= Colin Horsley =

New Zealand classical pianist (1920–2012)

Colin Robert Horsley (23 April 1920 – 28 July 2012) was a New Zealand classical pianist and teacher who was based in the United Kingdom all his working life. He had a significant artistic association with the composer Sir Lennox Berkeley.

==Biography==
Horsley was born in Whanganui, New Zealand, in 1920. From 1936 he studied at the Royal College of Music in London. There he studied with Herbert Fryer, Angus Morrison, Tobias Matthay and Irene Scharrer. His solo debut was in Rachmaninoff's Piano Concerto No. 3. In 1946 he premiered Humphrey Searle's Piano Concerto No. 1, Op. 5.
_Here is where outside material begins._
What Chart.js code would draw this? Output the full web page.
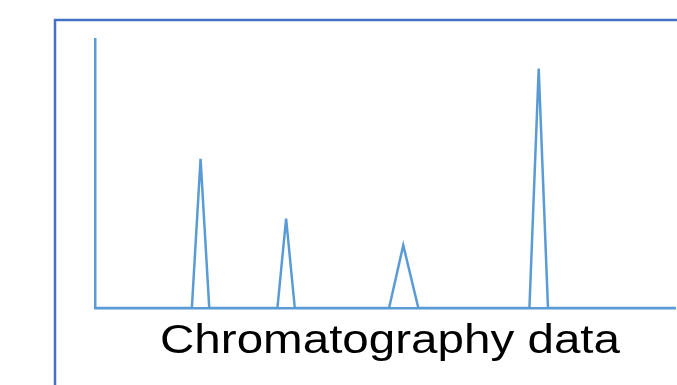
<!DOCTYPE html>
<html lang="en">
<head>
  <meta charset="UTF-8">
  <script src="https://cdn.jsdelivr.net/npm/chart.js"></script>
  <title>Chromatography data</title>
  <style>
    html, body { margin: 0; padding: 0; overflow: hidden; background: #fff; }
    #wrap { position: relative; width: 677px; height: 385px; }
  </style>
</head>
<body>
  <div id="wrap">
    <canvas id="myChart"></canvas>
  </div>

<script>
// retention time (min) and detector signal
var tempos = [0, 3.34, 3.64, 3.94, 6.29, 6.59, 6.89, 10.14, 10.63, 11.15, 14.98, 15.3, 15.62, 20];
var sinal  = [0, 0, 55.5, 0, 0, 33.2, 0, 0, 23.3, 0, 0, 89, 0, 0];
var titulo = 'Chromatography data';

var pontos = [];
for (var i = 0; i < tempos.length; i++) {
  pontos.push({ x: tempos[i], y: sinal[i] });
}

// moldura azul em volta do grafico
const moldura = {
  id: 'moldura',
  beforeDraw(chart) {
    const ctx = chart.ctx;
    ctx.save();
    ctx.strokeStyle = '#4472C4';
    ctx.lineWidth = 2.5;
    ctx.strokeRect(55, 20, 700, 420);
    ctx.restore();
  }
};

// titulo embaixo, um pouco esticado na horizontal como no original
const tituloLargo = {
  id: 'tituloLargo',
  afterDraw(chart) {
    const ctx = chart.ctx;
    const area = chart.chartArea;
    ctx.save();
    ctx.font = '40px "Liberation Sans", Arial, sans-serif';
    ctx.fillStyle = '#000';
    ctx.textAlign = 'center';
    ctx.textBaseline = 'alphabetic';
    const largura = ctx.measureText(titulo).width;
    ctx.translate((area.left + area.right) / 2 + 5, area.bottom + 45);
    ctx.scale(460 / largura, 1);
    ctx.fillText(titulo, 0, 0);
    ctx.restore();
  }
};

const config = {
  type: 'line',
  data: {
    datasets: [{
      label: 'Sinal',
      data: pontos,
      borderColor: '#5B9BD5',
      borderWidth: 2.5,
      pointRadius: 0,
      fill: false,
      tension: 0
    }]
  },
  options: {
    responsive: true,
    maintainAspectRatio: false,
    animation: false,
    layout: { padding: { left: 95, top: 39, right: 2, bottom: 77 } },
    plugins: {
      legend: { display: false },
      title: { display: false },
      tooltip: { enabled: false }
    },
    scales: {
      x: {
        type: 'linear',
        min: 0,
        max: 20,
        ticks: { display: false },
        grid: { display: false, drawTicks: false },
        border: { display: true, color: '#5B9BD5', width: 2.5 }
      },
      y: {
        min: 0,
        max: 100,
        ticks: { display: false },
        grid: { display: false, drawTicks: false },
        border: { display: true, color: '#5B9BD5', width: 2.5 }
      }
    }
  },
  plugins: [moldura, tituloLargo]
};

let myChart = new Chart(document.getElementById('myChart'), config);
</script>
</body>
</html>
===Work with Lennox Berkeley===
In 1948 Horsley gave the first performance of Lennox Berkeley's Piano Concerto, and he gave the first performances of some of Berkeley's piano works. He also commissioned a Trio for Horn, Violin and Piano from Berkeley, and premiered it in March 1953 at the Victoria and Albert Museum, with Dennis Brain and Manoug Parikian. Berkeley's Piano Sonata, Op. 20, was written for and premiered by Clifford Curzon, but Colin Horsley gave many subsequent performances, and recorded the work in 1959, in close collaboration with the composer. Berkeley dedicated the Concert Study in E‑flat to Horsley, who also commissioned a Scherzo as an encore piece to be played after the Six Preludes.

He performed the complete cycle of Beethoven violin sonatas with Max Rostal. He worked with Dennis Brain in playing and recording horn trios by Berkeley and Brahms.

He premiered Nikolai Medtner's Piano Quintet when the composer was unable to perform it personally, due to illness. After Medtner's death, his widow Anna asked Horsley to play the composer's Third Piano Concerto at
a memorial concert on 5 April 1952 in the Royal Festival Hall, conducted by Anatole Fistoulari.

After a touring career, Horsley taught at the Royal Manchester College of Music 1964–1980, and at the RCM in London 1955–1990.

Horsley was appointed an Officer of the Order of the British Empire in the 1963 Queen's Birthday Honours. In retirement he lived on the Isle of Man, close to where his grandfather was born. He was the Patron of the Isle of Man Symphony Orchestra. He died on 28 July 2012, aged 92.

==Recordings==
His currently available recordings include the Berkeley Horn Trio and Mozart works with the Dennis Brain Wind Ensemble; the Mozart Piano Concerto No. 14; the Piano Concerto in E-flat major by John Ireland; and with the violinist Max Rostal there are works by Debussy, Delius, Elgar, Schubert, Schumann, Stravinsky and Walton.